> **Exercise instructions**
Below are records; work out how many of their lines contain "this" and give only that number.

> **Source records**

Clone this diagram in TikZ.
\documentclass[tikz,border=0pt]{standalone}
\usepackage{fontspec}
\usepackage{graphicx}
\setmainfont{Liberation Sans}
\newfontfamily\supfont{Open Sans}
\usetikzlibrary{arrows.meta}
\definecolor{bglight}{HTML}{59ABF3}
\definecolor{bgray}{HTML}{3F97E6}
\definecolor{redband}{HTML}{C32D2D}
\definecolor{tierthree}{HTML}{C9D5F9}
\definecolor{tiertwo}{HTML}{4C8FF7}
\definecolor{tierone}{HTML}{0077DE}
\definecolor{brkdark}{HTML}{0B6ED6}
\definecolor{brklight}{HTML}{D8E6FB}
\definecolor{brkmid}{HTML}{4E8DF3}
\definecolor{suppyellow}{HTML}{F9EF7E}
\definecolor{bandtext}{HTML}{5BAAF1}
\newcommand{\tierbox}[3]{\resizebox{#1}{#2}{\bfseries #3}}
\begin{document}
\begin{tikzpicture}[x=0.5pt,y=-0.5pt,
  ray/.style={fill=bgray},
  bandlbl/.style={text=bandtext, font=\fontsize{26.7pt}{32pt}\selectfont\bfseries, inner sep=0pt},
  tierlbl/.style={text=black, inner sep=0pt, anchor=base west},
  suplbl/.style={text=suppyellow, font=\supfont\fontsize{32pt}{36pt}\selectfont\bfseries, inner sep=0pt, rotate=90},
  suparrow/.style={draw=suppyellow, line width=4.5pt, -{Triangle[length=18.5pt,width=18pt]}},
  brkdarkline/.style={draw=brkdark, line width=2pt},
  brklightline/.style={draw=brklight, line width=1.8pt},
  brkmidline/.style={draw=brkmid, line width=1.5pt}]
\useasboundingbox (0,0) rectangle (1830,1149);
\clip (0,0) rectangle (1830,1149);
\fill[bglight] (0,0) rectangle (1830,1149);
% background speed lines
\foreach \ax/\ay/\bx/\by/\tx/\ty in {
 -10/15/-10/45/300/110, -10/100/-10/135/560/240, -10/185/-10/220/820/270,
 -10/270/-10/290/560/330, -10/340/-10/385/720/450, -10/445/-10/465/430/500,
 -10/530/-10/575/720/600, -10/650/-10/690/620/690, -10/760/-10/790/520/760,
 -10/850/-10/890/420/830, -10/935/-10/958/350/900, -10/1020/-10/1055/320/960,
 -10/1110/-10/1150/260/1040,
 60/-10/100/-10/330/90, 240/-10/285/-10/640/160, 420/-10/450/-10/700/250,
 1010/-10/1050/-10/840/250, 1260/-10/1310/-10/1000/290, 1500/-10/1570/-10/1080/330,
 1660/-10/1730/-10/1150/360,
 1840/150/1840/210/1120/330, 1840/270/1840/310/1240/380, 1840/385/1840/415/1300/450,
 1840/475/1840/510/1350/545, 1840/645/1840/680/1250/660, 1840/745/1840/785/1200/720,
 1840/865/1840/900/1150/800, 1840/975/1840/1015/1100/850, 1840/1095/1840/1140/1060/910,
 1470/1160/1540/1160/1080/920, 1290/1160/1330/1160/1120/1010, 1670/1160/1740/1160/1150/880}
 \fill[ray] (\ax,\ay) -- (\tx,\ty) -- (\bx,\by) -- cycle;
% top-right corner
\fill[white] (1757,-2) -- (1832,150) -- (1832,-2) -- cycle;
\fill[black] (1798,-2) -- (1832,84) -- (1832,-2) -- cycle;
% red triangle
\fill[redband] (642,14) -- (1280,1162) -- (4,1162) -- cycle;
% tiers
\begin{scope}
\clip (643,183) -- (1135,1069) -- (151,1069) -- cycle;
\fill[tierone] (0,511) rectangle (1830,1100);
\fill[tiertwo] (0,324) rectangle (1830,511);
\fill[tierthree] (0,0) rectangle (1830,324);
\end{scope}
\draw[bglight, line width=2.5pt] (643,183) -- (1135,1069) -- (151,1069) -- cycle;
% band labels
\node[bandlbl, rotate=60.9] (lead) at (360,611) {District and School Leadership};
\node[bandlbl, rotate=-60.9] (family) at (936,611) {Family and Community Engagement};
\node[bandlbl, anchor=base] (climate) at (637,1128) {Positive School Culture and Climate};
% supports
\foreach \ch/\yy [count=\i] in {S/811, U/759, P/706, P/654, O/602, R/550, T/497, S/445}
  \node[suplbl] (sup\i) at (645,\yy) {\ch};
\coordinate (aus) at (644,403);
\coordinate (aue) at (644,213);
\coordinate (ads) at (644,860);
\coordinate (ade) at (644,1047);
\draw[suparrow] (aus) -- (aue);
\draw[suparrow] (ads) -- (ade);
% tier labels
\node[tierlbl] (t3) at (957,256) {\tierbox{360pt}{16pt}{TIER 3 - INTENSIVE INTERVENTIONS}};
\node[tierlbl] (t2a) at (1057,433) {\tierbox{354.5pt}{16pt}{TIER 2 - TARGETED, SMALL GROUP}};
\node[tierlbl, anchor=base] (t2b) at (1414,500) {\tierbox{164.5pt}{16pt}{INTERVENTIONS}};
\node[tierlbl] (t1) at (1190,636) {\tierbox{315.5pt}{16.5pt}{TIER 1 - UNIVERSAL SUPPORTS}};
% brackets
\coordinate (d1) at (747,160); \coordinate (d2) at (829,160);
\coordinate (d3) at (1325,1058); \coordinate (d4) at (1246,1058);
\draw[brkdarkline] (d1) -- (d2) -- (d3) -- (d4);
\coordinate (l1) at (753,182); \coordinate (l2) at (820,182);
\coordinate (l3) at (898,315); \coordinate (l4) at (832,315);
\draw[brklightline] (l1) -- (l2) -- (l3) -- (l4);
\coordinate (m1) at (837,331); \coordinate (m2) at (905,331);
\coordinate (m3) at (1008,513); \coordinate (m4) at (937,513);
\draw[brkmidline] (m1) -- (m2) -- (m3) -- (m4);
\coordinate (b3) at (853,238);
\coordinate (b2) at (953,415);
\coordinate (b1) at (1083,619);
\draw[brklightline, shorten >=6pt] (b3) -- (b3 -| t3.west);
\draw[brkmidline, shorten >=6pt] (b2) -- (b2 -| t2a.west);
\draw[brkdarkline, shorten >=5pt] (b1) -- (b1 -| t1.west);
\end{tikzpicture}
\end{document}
--
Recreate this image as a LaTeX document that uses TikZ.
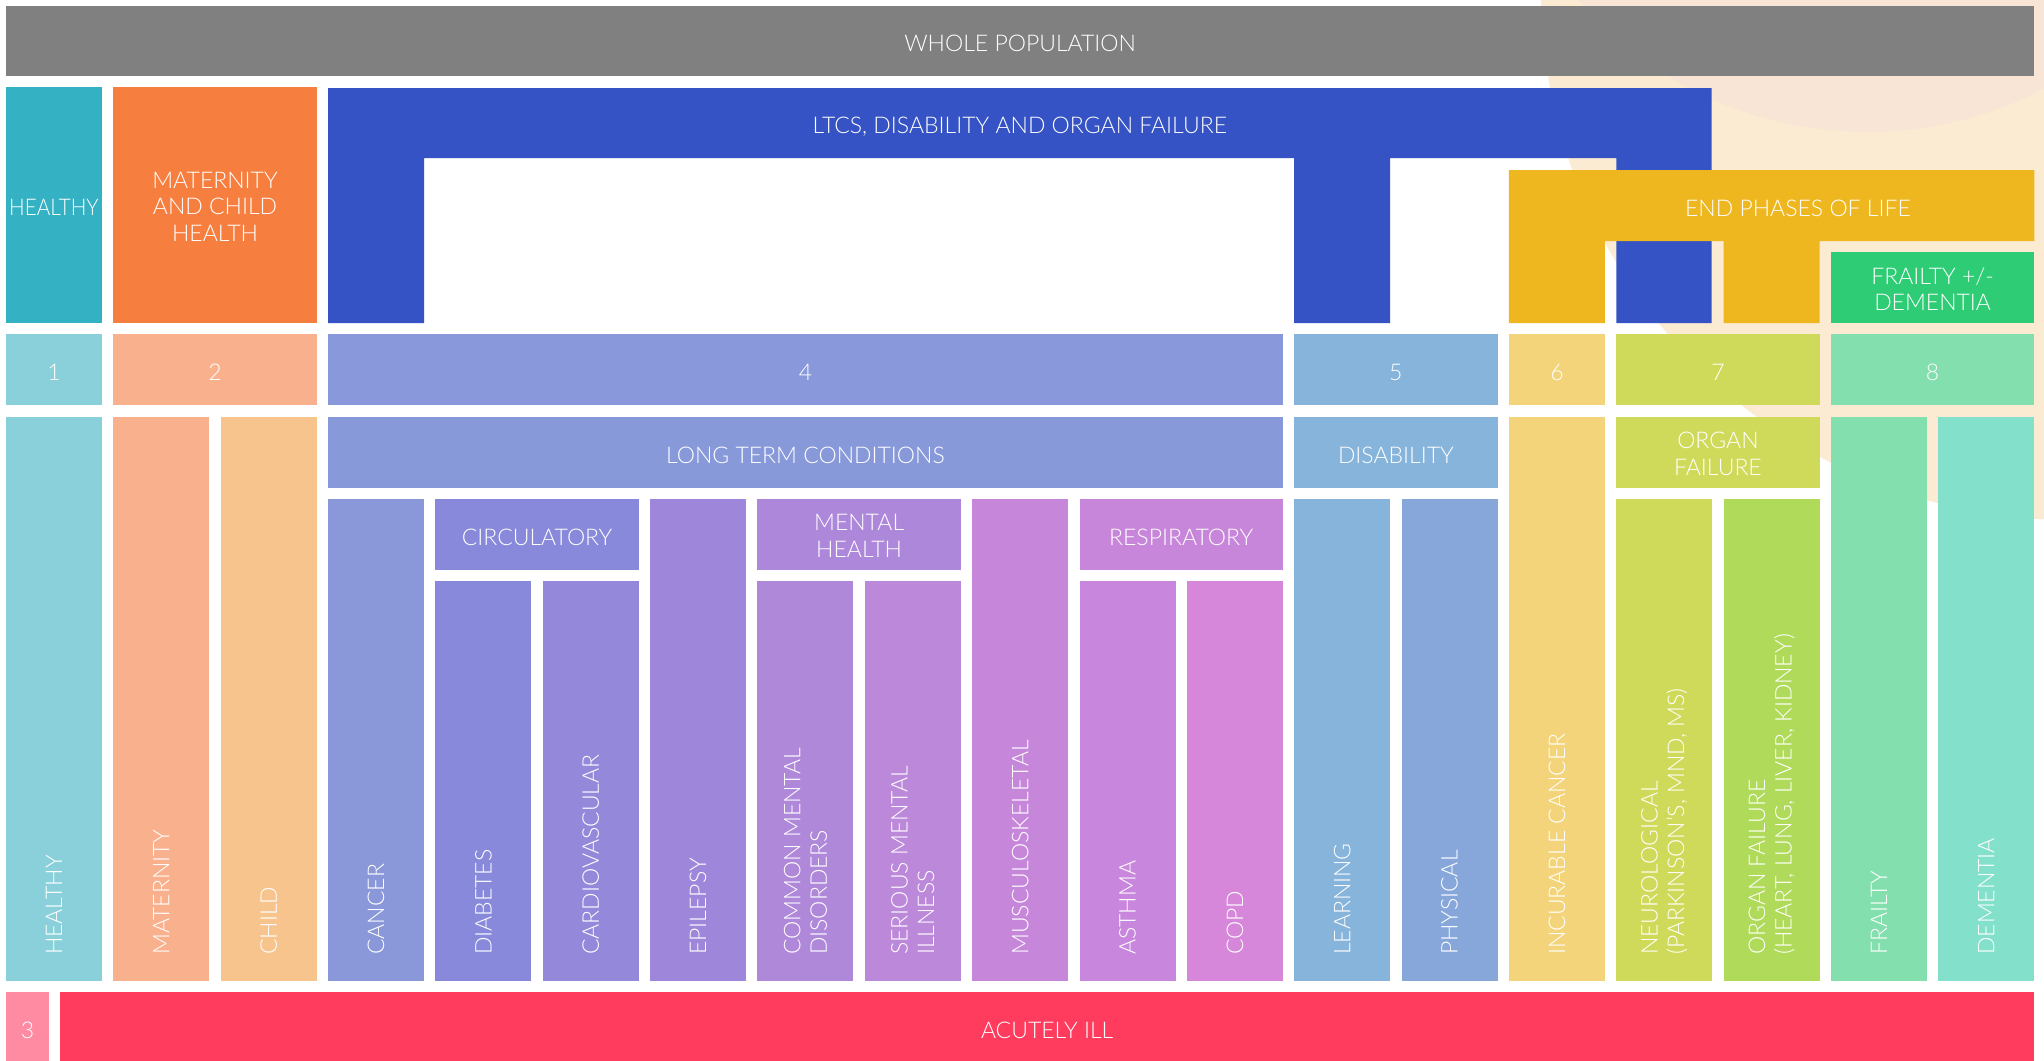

> **Written reply**
2